Input and output in damped quantum systems: Quantum stochastic differential equations and the master equation

We develop a formulation of quantum damping theory in which the explicit nature of inputs from a heat bath, and of outputs into it, is taken into account. Quantum Langevin equations are developed, in which the Langevin forces are the field operators corresponding to the input modes. Time-reversed equations exist in which the Langevin forces are the output modes, and the sign of damping is reversed. Causality and boundary conditions relating inputs to system variables are developed. The concept of ``quantum white noise'' is formulated, and the formal relationship between quantum Langevin equations and quantum stochastic differential equations (SDE's) is established. In analogy to the classical formulation, there are two kinds of SDE's: the Ito and the Stratonovich forms. Rules are developed for converting from one to the other.

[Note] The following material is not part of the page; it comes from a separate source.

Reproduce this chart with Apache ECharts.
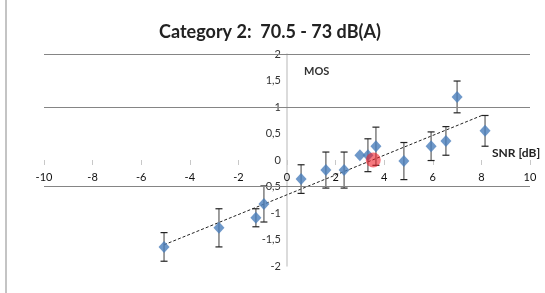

These rules depend on the nature of the quantum white noise, which may be squeezed. The SDE's developed are shown to be exactly equivalent to quantum master equations, and rules are developed for computing multitime-ordered correlation functions with use of the appropriate master equation. With use of the causality and boundary conditions, the relationship between correlation functions of the output and those of the system and the input is developed. It is possible to calculate what kind of output statistics result, provided that one knows the input statistics and provided that one can compute the system correlation functions.